What Is a Solana ETF? A Simple Investor Guide

What Is a Solana ETF? A Simple Investor Guide

What a Solana ETF Would Actually Be

A Solana ETF is a simple idea at its core. It would let you invest in Solana (SOL) without actually buying or storing the cryptocurrency yourself.

Instead of setting up a crypto wallet or managing private keys, you’d just buy shares through a regular brokerage account. The fund would track the price of SOL, so if Solana rises or falls, the ETF should move in the same direction.

This is the same structure used in Bitcoin and Ethereum ETFs, which helped bring crypto exposure into traditional finance. For many investors, that familiarity removes a major barrier.

Quick Refresher: How ETFs Work

An exchange-traded fund (ETF) is a basket of assets that trades like a stock. It can hold stocks, bonds, commodities, or crypto.

When you buy one share of an ETF, you’re getting a slice of everything inside it. The price of that share reflects the value of the underlying assets, also known as the net asset value (NAV).
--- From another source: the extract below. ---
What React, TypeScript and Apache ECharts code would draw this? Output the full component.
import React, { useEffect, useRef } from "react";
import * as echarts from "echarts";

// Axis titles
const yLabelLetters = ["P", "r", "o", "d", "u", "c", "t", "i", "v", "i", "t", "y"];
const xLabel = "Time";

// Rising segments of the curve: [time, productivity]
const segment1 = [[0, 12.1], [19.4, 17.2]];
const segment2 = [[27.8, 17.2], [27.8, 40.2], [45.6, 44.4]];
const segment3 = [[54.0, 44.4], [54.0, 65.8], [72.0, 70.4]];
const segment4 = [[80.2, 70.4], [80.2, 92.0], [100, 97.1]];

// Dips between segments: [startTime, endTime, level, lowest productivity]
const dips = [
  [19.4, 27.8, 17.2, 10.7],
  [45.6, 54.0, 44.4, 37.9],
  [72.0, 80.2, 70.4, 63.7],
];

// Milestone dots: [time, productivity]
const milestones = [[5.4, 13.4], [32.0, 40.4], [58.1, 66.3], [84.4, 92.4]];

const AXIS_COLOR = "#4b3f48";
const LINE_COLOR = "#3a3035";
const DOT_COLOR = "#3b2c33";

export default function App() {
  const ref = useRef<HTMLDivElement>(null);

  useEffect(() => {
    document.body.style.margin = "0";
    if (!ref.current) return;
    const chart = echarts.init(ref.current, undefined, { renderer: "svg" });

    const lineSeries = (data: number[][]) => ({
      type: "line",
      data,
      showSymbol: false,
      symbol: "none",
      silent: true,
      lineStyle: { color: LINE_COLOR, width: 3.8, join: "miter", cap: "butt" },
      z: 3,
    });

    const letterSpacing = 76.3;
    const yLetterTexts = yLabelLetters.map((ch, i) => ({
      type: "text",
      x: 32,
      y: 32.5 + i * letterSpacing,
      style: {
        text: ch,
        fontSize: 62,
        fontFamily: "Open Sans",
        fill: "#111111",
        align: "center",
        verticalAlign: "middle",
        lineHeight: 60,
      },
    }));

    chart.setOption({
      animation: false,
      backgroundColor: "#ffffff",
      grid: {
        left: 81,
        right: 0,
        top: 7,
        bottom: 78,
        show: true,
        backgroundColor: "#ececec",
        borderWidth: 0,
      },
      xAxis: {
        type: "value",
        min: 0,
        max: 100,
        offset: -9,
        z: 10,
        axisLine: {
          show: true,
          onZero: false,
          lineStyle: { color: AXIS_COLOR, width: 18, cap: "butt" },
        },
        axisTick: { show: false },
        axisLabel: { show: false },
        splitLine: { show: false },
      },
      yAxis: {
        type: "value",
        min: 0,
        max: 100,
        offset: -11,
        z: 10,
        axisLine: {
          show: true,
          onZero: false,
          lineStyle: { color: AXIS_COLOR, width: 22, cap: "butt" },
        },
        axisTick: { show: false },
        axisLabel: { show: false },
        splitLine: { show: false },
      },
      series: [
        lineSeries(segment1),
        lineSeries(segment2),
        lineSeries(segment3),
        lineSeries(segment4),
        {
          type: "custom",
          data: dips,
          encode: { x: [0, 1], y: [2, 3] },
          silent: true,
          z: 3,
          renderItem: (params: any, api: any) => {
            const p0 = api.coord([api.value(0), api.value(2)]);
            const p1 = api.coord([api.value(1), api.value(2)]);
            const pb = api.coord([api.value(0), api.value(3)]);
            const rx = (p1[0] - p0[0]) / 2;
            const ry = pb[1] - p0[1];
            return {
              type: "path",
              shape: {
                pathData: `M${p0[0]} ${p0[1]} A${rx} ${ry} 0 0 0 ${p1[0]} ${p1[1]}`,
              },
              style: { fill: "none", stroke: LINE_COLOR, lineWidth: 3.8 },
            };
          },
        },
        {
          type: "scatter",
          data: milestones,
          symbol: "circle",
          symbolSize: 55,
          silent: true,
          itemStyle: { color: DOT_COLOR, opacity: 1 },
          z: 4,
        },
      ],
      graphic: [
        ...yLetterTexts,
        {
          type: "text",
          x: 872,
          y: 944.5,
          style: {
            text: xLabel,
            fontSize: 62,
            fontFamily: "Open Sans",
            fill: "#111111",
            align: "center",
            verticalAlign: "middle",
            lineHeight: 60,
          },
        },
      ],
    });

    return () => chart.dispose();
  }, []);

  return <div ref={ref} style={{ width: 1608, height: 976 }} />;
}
In a Solana ETF, those underlying assets would likely be either:

  • Actual SOL tokens held by the fund, or
  • Financial instruments like futures contracts tied to SOL

Are Solana ETFs Available Today?

Short answer: no, not yet.

As of mid-2024 through early 2026, no Solana ETF has been approved. That said, investor interest is clearly building, especially after the approval of Bitcoin and Ethereum ETFs.

There are a couple of indirect options today:

  • Grayscale Solana Trust (GSOL): A closed-end fund that tracks SOL but can trade above or below its actual value.
  • VanEck Solana ETN: A debt-based product that follows SOL’s price but carries issuer risk.

These aren’t perfect substitutes, but they show demand is already there.

How a Solana ETF Would Work in Practice

If regulators approve one, the process would look familiar.

A financial firm would launch the ETF and acquire SOL or related instruments. It would then issue shares and list them on a stock exchange like Nasdaq.

Investors could buy and sell those shares throughout the day, just like any stock. The price would stay close to the value of the underlying SOL, though small gaps can happen due to market demand.

The fund manager would charge a small annual fee to operate the ETF.

Why Investors Care

The appeal is mostly about simplicity.

A Solana ETF removes the need to deal with crypto exchanges, wallets, or security risks. Everything happens inside a regulated environment, which many institutional and retail investors prefer.

It also expands access. Anyone with a brokerage account could gain exposure to Solana in seconds.

The Trade-Offs and Risks

Convenience doesn’t eliminate risk.

If SOL’s price drops, the ETF will drop too. Crypto remains volatile, and that doesn’t change just because it’s packaged differently.

There’s also something called tracking error. That’s when the ETF doesn’t perfectly match SOL’s performance due to fees or operational factors.

And if futures are used instead of spot holdings, the gap can widen further.

What Comes Next

The path for a Solana ETF likely depends on how regulators handle existing crypto funds.

Bitcoin and Ethereum set a precedent, but Solana still needs regulatory approval. That process could take time, especially as agencies weigh market structure and investor protection.

If approval comes, it would mark another step in bringing crypto closer to traditional finance.

For now, the key signal to watch is whether major asset managers formally file for a Solana ETF.